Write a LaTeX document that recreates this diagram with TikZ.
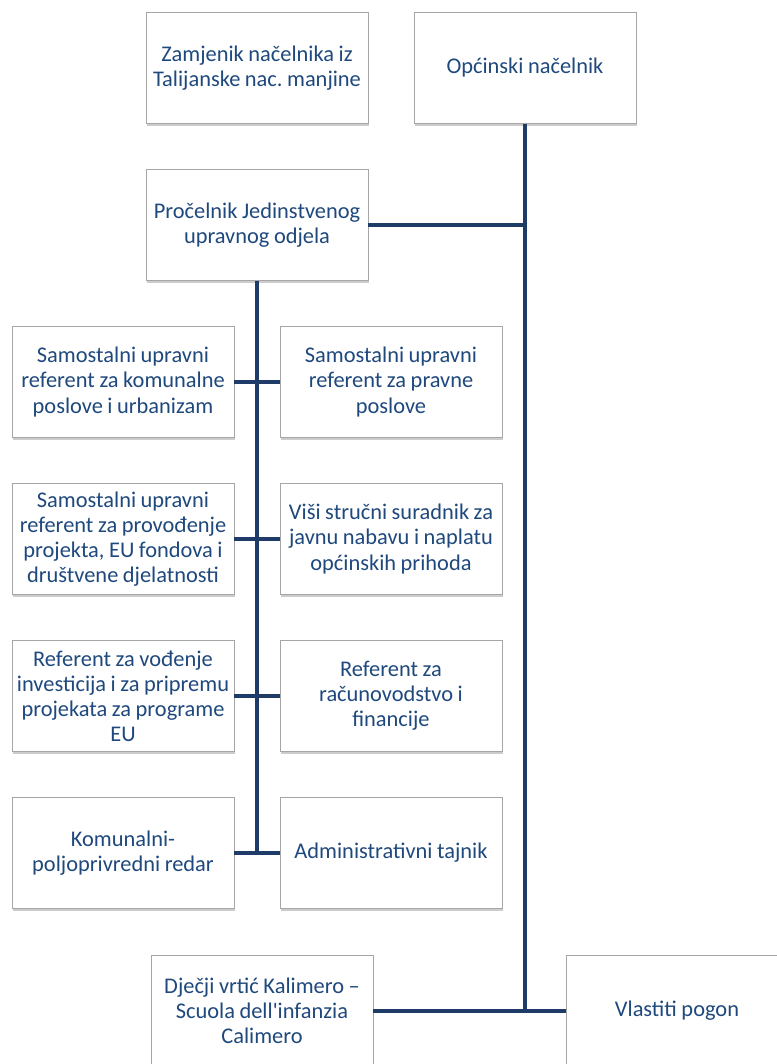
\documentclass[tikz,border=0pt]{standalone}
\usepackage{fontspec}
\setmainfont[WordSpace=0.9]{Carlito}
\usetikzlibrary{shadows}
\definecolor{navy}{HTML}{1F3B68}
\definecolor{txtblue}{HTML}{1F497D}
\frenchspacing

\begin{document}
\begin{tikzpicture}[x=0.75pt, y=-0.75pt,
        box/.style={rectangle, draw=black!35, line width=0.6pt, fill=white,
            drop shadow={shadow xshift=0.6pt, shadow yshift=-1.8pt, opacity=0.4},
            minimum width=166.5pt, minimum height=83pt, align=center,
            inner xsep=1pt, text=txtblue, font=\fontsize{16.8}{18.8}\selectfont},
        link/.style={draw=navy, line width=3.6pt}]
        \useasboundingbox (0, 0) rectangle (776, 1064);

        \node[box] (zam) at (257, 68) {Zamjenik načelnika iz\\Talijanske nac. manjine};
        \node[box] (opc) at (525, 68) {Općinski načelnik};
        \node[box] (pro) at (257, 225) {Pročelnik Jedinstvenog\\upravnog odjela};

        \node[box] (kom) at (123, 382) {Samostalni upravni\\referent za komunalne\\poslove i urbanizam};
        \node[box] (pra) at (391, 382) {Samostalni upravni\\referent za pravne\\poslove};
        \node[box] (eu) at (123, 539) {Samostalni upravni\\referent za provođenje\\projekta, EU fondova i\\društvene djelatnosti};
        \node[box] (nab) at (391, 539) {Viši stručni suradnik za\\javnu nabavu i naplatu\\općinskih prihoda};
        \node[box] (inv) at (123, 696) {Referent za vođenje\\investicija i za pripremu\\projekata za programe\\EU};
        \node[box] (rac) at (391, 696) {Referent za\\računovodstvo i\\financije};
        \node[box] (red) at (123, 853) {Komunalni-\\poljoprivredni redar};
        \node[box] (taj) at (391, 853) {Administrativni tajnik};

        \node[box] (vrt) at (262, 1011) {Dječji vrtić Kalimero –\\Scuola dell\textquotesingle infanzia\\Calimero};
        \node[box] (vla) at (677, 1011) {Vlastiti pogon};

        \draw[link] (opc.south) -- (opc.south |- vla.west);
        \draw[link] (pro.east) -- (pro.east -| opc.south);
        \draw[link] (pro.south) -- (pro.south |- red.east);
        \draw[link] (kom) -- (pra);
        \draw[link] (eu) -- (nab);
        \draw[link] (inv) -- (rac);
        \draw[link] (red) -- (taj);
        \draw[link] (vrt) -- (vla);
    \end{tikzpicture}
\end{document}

____

WHAT THE TASK REQUIRES:
Omitting all pictures, restate exactly the lines of the material from its start through the line that contains "at (257, 225)".

RESULT:
Write a LaTeX document that recreates this diagram with TikZ.
\documentclass[tikz,border=0pt]{standalone}
\usepackage{fontspec}
\setmainfont[WordSpace=0.9]{Carlito}
\usetikzlibrary{shadows}
\definecolor{navy}{HTML}{1F3B68}
\definecolor{txtblue}{HTML}{1F497D}
\frenchspacing

\begin{document}
\begin{tikzpicture}[x=0.75pt, y=-0.75pt,
        box/.style={rectangle, draw=black!35, line width=0.6pt, fill=white,
            drop shadow={shadow xshift=0.6pt, shadow yshift=-1.8pt, opacity=0.4},
            minimum width=166.5pt, minimum height=83pt, align=center,
            inner xsep=1pt, text=txtblue, font=\fontsize{16.8}{18.8}\selectfont},
        link/.style={draw=navy, line width=3.6pt}]
        \useasboundingbox (0, 0) rectangle (776, 1064);

        \node[box] (zam) at (257, 68) {Zamjenik načelnika iz\\Talijanske nac. manjine};
        \node[box] (opc) at (525, 68) {Općinski načelnik};
        \node[box] (pro) at (257, 225) {Pročelnik Jedinstvenog\\upravnog odjela};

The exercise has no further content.